Выбрать главу

Шукшин и эту проблему решал со страстью максималиста и решал в одну сторону: в пользу целей.

Средства не интересны: «Я не знаю, что такое телеграфный стиль». «Начала, концы, завязки, подвязки» — тут легче всего словчить. «Проблема языка» — просто нонсенс, бессмыслица… Подобные высказывания у Шукшина постоянны; они простираются вплоть до сомнений в герое, который бывает задуман автором как образец для подражания; вплоть до стыда, который охватывает Шукшина, когда он слышит слова «творческая лаборатория». Все эти профессиональные «секреты» кажутся ему или жалкими в их бессилии воздействовать на человека, или — если такое воздействие удается — они кажутся почти кощунственными, как, например, сцена пахоты на коровах в фильме «Председатель». Я по этому конкретному поводу не согласен с Шукшиным: внутри образной системы фильма эта сцена кажется мне одной из сильнейших; но не могу не признать, что она, эта сцена, предстает в совершенно ином свете, когда принимаешь в качестве исходной другую систему образного мышления — шукшинскую. Да, действительно, здесь думают о зрителе, а не о коровах, которые мучаются в кадре (и которые вместе с людьми вот так же мучились тогда, в реальности, там, в полях 1946 года)…

Шукшин не хочет думать о зрителе как о зрителе. Ракурс, нажим, прием, форсаж — он отрицает все это, ибо рассуждает не по логике зрелища, а по логике прямой нравственной исповеди. Нажимать на зрителя нельзя потому, что это нечестно… Позиция Шукшина глубоко понятна и даже близка мне, но она опять-таки не универсальна. Шукшин верит, что если не кривить душой, то все, что касается эстетики и профессиональности, сделается как бы само. Эта последовательно отстаиваемая позиция приводит Шукшина к формуле, в которой решающие для него понятия замыкаются сами на себе в простом и самодостаточном тождестве: «Нравственность есть Правда».

Спорить с этой формулой невозможно — она бесспорна, потому что отвлеченна. Можно поменять понятия местами, и опять получится бесспорно. «Минующая эстетику» система воззрений вряд ли может сработать за пределами творческой практики самого Шукшина: он эту систему вырабатывал, исходя из своих возможностей. Так ведь нужно обладать врожденным чувством формы, нужно, подобно Шукшину, быть природным художником, нужно «от бога» иметь интуицию мастера, чтобы позволить себе не заботиться обо всем этом и сразу ориентироваться на такое высокое светило, как Правда! Но уберите из этой формулы шукшинский нерв, — и вы получите расслабленные исповеди «лирических героев», которые как раз в ту пору — в конце 60-х годов — разговорились в нашей прозе: в этих разводьях было полно слов и о Нравственности, и о Правде, и было даже искреннейшее желание постичь то и другое, — но не было духовного сюжета, не было драматизма судьбы, не было проблемной резкости. Здесь с готовностью потопили в лирическом половодье и «мастерство», и «профессиональные секреты»…

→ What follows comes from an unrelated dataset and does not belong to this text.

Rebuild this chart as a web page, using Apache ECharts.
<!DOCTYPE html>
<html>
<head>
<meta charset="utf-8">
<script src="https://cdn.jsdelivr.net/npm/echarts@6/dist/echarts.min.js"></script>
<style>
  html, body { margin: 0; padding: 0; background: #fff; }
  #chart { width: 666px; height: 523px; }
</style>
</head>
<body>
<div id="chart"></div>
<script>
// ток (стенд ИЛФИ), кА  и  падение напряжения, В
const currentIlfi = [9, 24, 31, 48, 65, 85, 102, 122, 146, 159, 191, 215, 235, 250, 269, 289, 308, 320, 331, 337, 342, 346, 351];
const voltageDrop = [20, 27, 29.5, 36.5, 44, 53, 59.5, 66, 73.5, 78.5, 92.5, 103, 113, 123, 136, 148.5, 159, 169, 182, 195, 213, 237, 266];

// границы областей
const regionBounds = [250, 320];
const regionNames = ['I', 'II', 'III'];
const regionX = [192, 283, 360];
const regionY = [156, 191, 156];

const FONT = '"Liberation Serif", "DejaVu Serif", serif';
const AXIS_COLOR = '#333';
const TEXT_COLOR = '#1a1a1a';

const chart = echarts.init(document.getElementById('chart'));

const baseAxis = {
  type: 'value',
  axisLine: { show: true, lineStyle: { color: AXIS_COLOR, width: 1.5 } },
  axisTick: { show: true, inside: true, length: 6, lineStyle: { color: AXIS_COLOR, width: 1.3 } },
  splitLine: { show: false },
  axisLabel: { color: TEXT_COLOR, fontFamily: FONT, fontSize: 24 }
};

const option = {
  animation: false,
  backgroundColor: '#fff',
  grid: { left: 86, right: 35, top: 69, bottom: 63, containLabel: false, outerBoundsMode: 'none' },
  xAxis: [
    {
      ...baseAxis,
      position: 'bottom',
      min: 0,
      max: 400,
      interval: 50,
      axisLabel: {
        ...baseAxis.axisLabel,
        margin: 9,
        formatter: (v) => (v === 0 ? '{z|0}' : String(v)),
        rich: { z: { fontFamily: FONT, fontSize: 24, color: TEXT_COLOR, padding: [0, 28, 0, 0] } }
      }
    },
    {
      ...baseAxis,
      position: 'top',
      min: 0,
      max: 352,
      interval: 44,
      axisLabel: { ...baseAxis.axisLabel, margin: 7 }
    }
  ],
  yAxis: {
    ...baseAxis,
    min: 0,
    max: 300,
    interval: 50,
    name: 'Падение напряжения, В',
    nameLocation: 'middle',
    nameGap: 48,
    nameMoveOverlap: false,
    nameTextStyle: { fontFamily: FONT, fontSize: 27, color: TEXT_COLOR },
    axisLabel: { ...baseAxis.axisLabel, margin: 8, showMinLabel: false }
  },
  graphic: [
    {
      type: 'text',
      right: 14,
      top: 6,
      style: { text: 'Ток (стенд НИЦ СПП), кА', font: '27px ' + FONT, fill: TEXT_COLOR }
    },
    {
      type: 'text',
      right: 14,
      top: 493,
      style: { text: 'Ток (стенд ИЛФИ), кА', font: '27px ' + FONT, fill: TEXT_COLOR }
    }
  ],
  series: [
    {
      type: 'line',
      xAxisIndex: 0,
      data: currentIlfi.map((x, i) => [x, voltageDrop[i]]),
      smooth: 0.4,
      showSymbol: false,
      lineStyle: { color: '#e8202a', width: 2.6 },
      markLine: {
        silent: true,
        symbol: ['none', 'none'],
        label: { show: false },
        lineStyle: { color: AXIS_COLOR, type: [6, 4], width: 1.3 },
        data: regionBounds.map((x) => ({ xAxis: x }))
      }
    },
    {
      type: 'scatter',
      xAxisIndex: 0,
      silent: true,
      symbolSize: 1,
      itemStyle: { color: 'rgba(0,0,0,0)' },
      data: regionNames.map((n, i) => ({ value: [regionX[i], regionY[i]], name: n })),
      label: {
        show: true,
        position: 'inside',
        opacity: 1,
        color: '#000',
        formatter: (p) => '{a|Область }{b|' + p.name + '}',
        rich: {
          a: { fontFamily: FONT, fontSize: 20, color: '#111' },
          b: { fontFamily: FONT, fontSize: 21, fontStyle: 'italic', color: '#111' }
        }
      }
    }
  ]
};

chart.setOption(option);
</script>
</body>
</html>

Так что в эстетических его воззрениях ни в коем случае не следует видеть универсальную истину. Эти воззрения есть версия конкретной практики, и роль их в нашей эстетической теории может быть конкретно-практическая: высечь истину в столкновении с другими версиями.

Какова же эта роль? Каково может быть место шукшинской апологии Правды — Нравственности в сложном организме нашего искусствоведения?

Есть такое правило: дальше уходишь — чаще оглядываться.

Усложняется реальность — усложняется искусство. Никто не остановит развитие эстетики, которая все дальше и дальше будет забираться в тонкости «профсекретов», «завязок-развязок», систем стилистических, знаковых и иных еще неведомых — систем воздействия на читателя-зрителя вплоть до продуманного манипулирования им. Однако по мере дифференциации эстетических знаний, в сфере которых человек предстает лишь как индивид, растет и нужда в непрерывном осознании человека как личности. Когда он осознается не как объект воздействия, а как субъект, не как «воспринимающий механизм», а как целостный микрокосм, не как частица в круговороте жизни, а как средоточие ее смысла: ее Правды, ее Нравственности.

На каждом новом этапе своего усложнения эстетика должна находить новые слова для этого непрерывного возврата к личности, к целостному духовному плану в человеке. Как нашел эти слова Василий Шукшин.

Да, он не хотел думать о зрителе, который усаживается перед экраном в ожидании «шедевра», но именно потому не хотел, что постоянно думал об этом зрителе как о человеке, жизнь которого решается отнюдь не во время киносеансов.

Вот поразительный, ежесекундно ощутимый нерв шукшинских раздумий: а вдруг слово его не достигнет в человеке того личностного ядра, к которому адресовано?